我试图在熊猫的一列中找到10个最常见的项目,基本上类似于使用value_counts()。问题在于该列包含字典条目,如下所示:
import pandas as pd
import json
from pandas.io.json import json_normalize
df = pd.read_json('data/world_bank_projects.json')
print(df['mjtheme_namecode'].head())
0 [{'code': '8', 'name': 'Human development'}, {...
1 [{'code': '1', 'name': 'Economic management'},...
2 [{'code': '5', 'name': 'Trade and integration'...
3 [{'code': '7', 'name': 'Social dev/gender/incl...

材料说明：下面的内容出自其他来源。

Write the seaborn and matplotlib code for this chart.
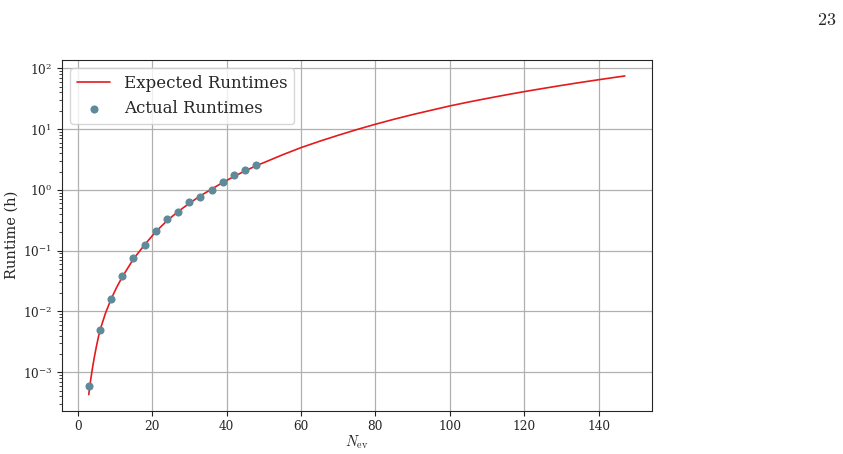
import pandas as pd
import matplotlib.pyplot as plt
import numpy as np
import seaborn as sns

# expected runtime curve (hours)
n_expected = [3, 3.5, 4, 4.5, 5, 5.5, 6, 7.5, 9, 10.5, 12, 15, 18, 21, 24, 27, 30,
              33, 36, 39, 42, 45, 48, 50, 55, 60, 65, 70, 75, 80, 85, 90, 95,
              100, 105, 110, 115, 120, 125, 130, 135, 140, 145, 147]
t_expected = [4.3e-4, 7.4e-4, 1.18e-3, 1.78e-3, 2.57e-3, 3.58e-3, 4.9e-3, 9.4e-3,
              0.016, 0.025, 0.037, 0.073, 0.125, 0.205, 0.31, 0.44, 0.6,
              0.8, 1.03, 1.32, 1.66, 2.05, 2.5, 2.8, 3.76, 4.95, 6.3, 7.9, 9.8,
              12.0, 14.5, 17.3, 20.4, 24.0, 27.8, 31.9, 36.4, 41.3, 46.5, 52.2,
              58.3, 64.8, 71.8, 74.7]

# measured runtimes (hours)
n_actual = [3, 6, 9, 12, 15, 18, 21, 24, 27, 30, 33, 36, 39, 42, 45, 48]
t_actual = [5.9e-4, 4.9e-3, 0.0161, 0.038, 0.075, 0.126, 0.213, 0.326, 0.425,
            0.636, 0.776, 1.0, 1.37, 1.74, 2.13, 2.58]

df_exp = pd.DataFrame({'n': n_expected, 't': t_expected})
df_act = pd.DataFrame({'n': n_actual, 't': t_actual})

sns.set_style('ticks')
plt.rcParams['font.family'] = ['DejaVu Serif']
plt.rcParams['mathtext.fontset'] = 'dejavuserif'

fig = plt.figure(figsize=(8.43, 4.54), dpi=100)
ax = fig.add_axes([0.0735, 0.0958, 0.6995, 0.772])

sns.lineplot(data=df_exp, x='n', y='t', color='#e41a1c', linewidth=1.2,
             label='Expected Runtimes', ax=ax)
sns.scatterplot(data=df_act, x='n', y='t', color='#5f8a9a', s=34, linewidth=0,
                label='Actual Runtimes', ax=ax, zorder=3)

ax.set_yscale('log')
ax.grid(True, which='major', color='#b0b0b0', linewidth=0.9)
ax.set_axisbelow(True)
ax.tick_params(labelsize=8.7, length=3.5, width=0.8, color='#222222')
ax.tick_params(axis='y', which='minor', length=2, width=0.6, color='#222222', left=True)
ax.set_ylabel('Runtime (h)', fontsize=10.5, labelpad=3)
ax.set_xlabel(r'$N_{\mathrm{ev}}$', fontsize=10.5, math_fontfamily='cm', labelpad=0)
ax.legend(loc='upper left', fontsize=12, frameon=True)

fig.text(0.992, 0.955, r'$23$', fontsize=13, ha='right', va='center',
         math_fontfamily='cm')

plt.savefig('out.png', dpi=100)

4 [{'code': '5', 'name': 'Trade and integration'...
Name: mjtheme_namecode, dtype: object
如何按计数(代码号或名称)进行排序?
答案 0 :(得分:2)
假设您具有以下DataFrame:
df = pd.DataFrame({'col1': [[{'code': random.randint(0, 10), 'name': ''.join(random.sample('abcdef', 3))} for _ in range(2)] for _ in range(3)]})
col1
0 [{'code': 1, 'name': 'bfc'}, {'code': 7, 'name...
1 [{'code': 7, 'name': 'cda'}, {'code': 0, 'name...
2 [{'code': 2, 'name': 'fea'}, {'code': 7, 'name...
将此扩展到另一个DataFrame:
tmp = pd.DataFrame([val for pair in df.col1 for val in pair])
code name
0 1 bfc
1 7 dfa
2 7 cda
3 0 cfb
4 2 fea
5 7 cdb
现在您可以轻松查询此新的DataFrame:
tmp.code.value_counts()
7 3
2 1
1 1
0 1
Name: code, dtype: int64
我能够找到您的输入数据,因此这是将其应用于该数据集的方法:
outdf = pd.DataFrame([val for pair in df['mjtheme_namecode'] for val in pair])
outdf.name.value_counts().nlargest(5)
# Result
Environment and natural resources management 223
Rural development 202
Human development 197
Public sector governance 184
Social protection and risk management 158
Name: name, dtype: int64